Task to carry out: It is required that the lines from the top of the listing through the line with "plt.rcParams['font.family'] = ['Lato', 'DejaVu" be reproduced exactly, excluding pictures.

-=-=-=-=-

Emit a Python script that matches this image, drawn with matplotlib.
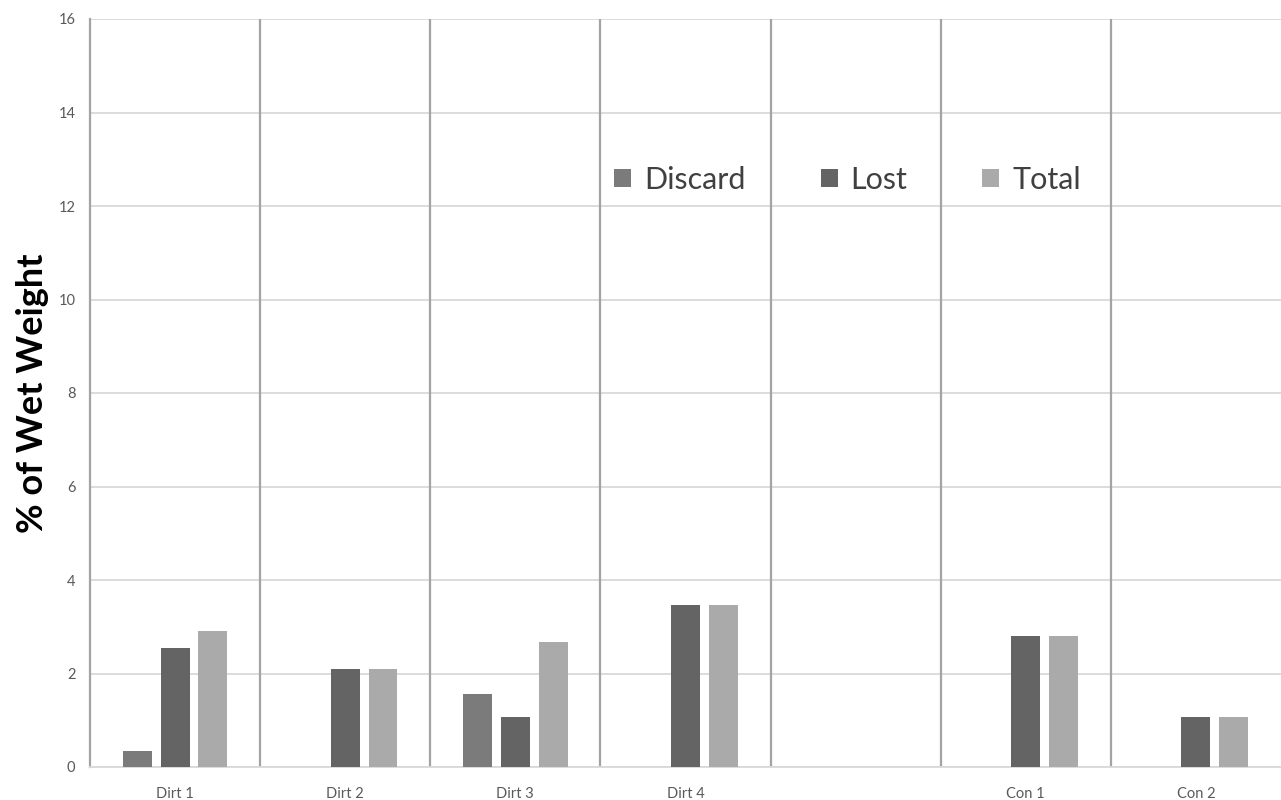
import numpy as np
import matplotlib
matplotlib.use("Agg")
import matplotlib.pyplot as plt
from matplotlib.patches import Patch

plt.rcParams['font.family'] = ['Lato', 'DejaVu Sans']

categories = ["Dirt 1", "Dirt 2", "Dirt 3", "Dirt 4", "", "Con 1", "Con 2"]
discard = [0.34, 0.0, 1.57, 0.0, 0.0, 0.0, 0.0]
lost = [2.55, 2.09, 1.06, 3.46, 0.0, 2.80, 1.06]
total = [2.90, 2.09, 2.67, 3.46, 0.0, 2.80, 1.06]
series_names = ["Discard", "Lost", "Total"]
series_colors = ["#7b7b7b", "#646464", "#aaaaaa"]
y_ticks = [0, 2, 4, 6, 8, 10, 12, 14, 16]

fig = plt.figure(figsize=(12.81, 8.0), dpi=100)
ax = fig.add_axes([90 / 1281, 33 / 800, 1 - 90 / 1281, (767 - 19) / 800])

x = np.arange(len(categories))
step = 0.222
width = 0.17
for i, (vals, color) in enumerate(zip([discard, lost, total], series_colors)):
    v = np.array(vals, dtype=float)
    v[v == 0] = np.nan
    ax.bar(x + (i - 1) * step, v, width=width, color=color, linewidth=0, zorder=3)

ax.set_xlim(-0.5, len(categories) - 0.5)
ax.set_ylim(0, 16)
ax.set_yticks(y_ticks)
ax.set_yticklabels([str(t) for t in y_ticks])
ax.set_xticks(x)
ax.set_xticklabels(categories)
ax.tick_params(axis='both', length=0, labelsize=10.5, labelcolor="#595959")
ax.tick_params(axis='y', pad=10.5)
ax.tick_params(axis='x', pad=14.5)

# horizontal grid
ax.yaxis.grid(True, color="#d9d9d9", linewidth=1.3, zorder=0)
ax.set_axisbelow(True)

# vertical separators between categories
for b in np.arange(0.5, len(categories) - 0.5, 1.0):
    ax.axvline(b, color="#a3a3a3", linewidth=1.6, zorder=1)

for side in ["top", "right"]:
    ax.spines[side].set_visible(False)
ax.spines["left"].set_color("#a3a3a3")
ax.spines["left"].set_linewidth(1.6)
ax.spines["bottom"].set_color("#d9d9d9")
ax.spines["bottom"].set_linewidth(1.3)

ax.set_ylabel("% of Wet Weight", fontsize=26, fontweight="bold", color="black", labelpad=7)

handles = [Patch(facecolor=c, edgecolor="none") for c in series_colors]
leg = ax.legend(handles, series_names, ncol=3, loc="center", bbox_to_anchor=(0.636, 0.785),
                frameon=False, fontsize=22, handlelength=0.56, handleheight=0.56,
                handletextpad=0.42, columnspacing=2.45, labelcolor="#404040")

fig.savefig("out.png", dpi=100)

-=-=-=-=-

Response:
Emit a Python script that matches this image, drawn with matplotlib.
import numpy as np
import matplotlib
matplotlib.use("Agg")
import matplotlib.pyplot as plt
from matplotlib.patches import Patch

plt.rcParams['font.family'] = ['Lato', 'DejaVu Sans']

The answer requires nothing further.